• [PROBLEM TO WORK ON]: Retype nothing but the lines from the start of the material up to and including the line with "function pairs(xs, ys)". Pictures don't belong in the copy.

• [SOURCE DATA]:
★ ★ ★ ★

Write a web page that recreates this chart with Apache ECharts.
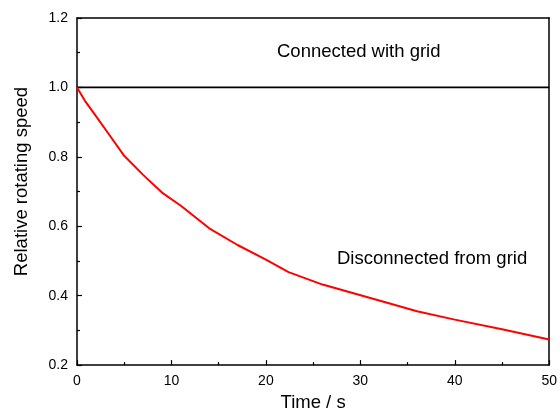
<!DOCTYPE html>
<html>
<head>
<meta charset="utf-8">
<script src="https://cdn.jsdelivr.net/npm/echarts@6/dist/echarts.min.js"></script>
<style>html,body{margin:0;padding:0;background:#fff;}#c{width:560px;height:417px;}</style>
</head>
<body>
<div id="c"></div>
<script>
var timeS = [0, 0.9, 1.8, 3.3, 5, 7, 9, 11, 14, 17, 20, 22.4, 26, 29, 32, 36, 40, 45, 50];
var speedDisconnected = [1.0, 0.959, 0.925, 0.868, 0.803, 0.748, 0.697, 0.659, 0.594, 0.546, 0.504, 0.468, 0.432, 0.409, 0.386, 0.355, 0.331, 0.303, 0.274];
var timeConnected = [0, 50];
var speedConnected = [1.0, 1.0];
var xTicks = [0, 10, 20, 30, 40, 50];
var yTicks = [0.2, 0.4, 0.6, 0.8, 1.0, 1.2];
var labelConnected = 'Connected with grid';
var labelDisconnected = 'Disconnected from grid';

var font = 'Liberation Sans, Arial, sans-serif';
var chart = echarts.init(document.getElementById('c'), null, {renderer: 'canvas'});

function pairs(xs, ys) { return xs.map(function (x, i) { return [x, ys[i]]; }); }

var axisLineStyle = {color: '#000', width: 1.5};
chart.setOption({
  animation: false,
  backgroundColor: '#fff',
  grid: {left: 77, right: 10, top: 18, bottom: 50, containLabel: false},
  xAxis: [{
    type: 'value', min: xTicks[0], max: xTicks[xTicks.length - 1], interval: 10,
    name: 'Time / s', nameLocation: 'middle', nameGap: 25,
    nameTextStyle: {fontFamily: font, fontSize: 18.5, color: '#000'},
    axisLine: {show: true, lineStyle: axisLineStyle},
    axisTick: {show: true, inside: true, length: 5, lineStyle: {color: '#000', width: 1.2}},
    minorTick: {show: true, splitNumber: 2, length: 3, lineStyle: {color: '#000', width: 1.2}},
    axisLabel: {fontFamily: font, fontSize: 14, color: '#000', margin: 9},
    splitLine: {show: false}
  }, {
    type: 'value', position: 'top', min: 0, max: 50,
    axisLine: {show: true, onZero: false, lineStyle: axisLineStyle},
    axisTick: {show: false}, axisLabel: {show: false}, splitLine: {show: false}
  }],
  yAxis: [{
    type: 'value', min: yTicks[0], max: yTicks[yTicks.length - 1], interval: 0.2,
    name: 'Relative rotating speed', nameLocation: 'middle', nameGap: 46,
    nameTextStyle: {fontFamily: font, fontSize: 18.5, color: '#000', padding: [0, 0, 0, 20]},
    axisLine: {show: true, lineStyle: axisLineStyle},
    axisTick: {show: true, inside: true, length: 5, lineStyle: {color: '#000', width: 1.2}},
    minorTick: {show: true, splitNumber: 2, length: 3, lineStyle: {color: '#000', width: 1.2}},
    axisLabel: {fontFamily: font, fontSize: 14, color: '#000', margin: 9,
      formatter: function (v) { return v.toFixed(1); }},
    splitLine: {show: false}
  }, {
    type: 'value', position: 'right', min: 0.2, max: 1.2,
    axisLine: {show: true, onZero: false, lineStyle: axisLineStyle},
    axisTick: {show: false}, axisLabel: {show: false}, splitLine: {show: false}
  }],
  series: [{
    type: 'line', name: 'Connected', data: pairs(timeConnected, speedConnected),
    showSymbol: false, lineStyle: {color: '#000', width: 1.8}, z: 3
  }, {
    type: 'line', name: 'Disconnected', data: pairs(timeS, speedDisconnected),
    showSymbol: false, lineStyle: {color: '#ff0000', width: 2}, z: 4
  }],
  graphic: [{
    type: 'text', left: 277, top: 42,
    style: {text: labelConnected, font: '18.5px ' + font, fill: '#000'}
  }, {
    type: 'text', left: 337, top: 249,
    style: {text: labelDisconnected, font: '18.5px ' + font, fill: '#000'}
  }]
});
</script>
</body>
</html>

★ ★ ★ ★

• [EXERCISE OUTPUT]:
Write a web page that recreates this chart with Apache ECharts.
<!DOCTYPE html>
<html>
<head>
<meta charset="utf-8">
<script src="https://cdn.jsdelivr.net/npm/echarts@6/dist/echarts.min.js"></script>
<style>html,body{margin:0;padding:0;background:#fff;}#c{width:560px;height:417px;}</style>
</head>
<body>
<div id="c"></div>
<script>
var timeS = [0, 0.9, 1.8, 3.3, 5, 7, 9, 11, 14, 17, 20, 22.4, 26, 29, 32, 36, 40, 45, 50];
var speedDisconnected = [1.0, 0.959, 0.925, 0.868, 0.803, 0.748, 0.697, 0.659, 0.594, 0.546, 0.504, 0.468, 0.432, 0.409, 0.386, 0.355, 0.331, 0.303, 0.274];
var timeConnected = [0, 50];
var speedConnected = [1.0, 1.0];
var xTicks = [0, 10, 20, 30, 40, 50];
var yTicks = [0.2, 0.4, 0.6, 0.8, 1.0, 1.2];
var labelConnected = 'Connected with grid';
var labelDisconnected = 'Disconnected from grid';

var font = 'Liberation Sans, Arial, sans-serif';
var chart = echarts.init(document.getElementById('c'), null, {renderer: 'canvas'});

function pairs(xs, ys) { return xs.map(function (x, i) { return [x, ys[i]]; }); }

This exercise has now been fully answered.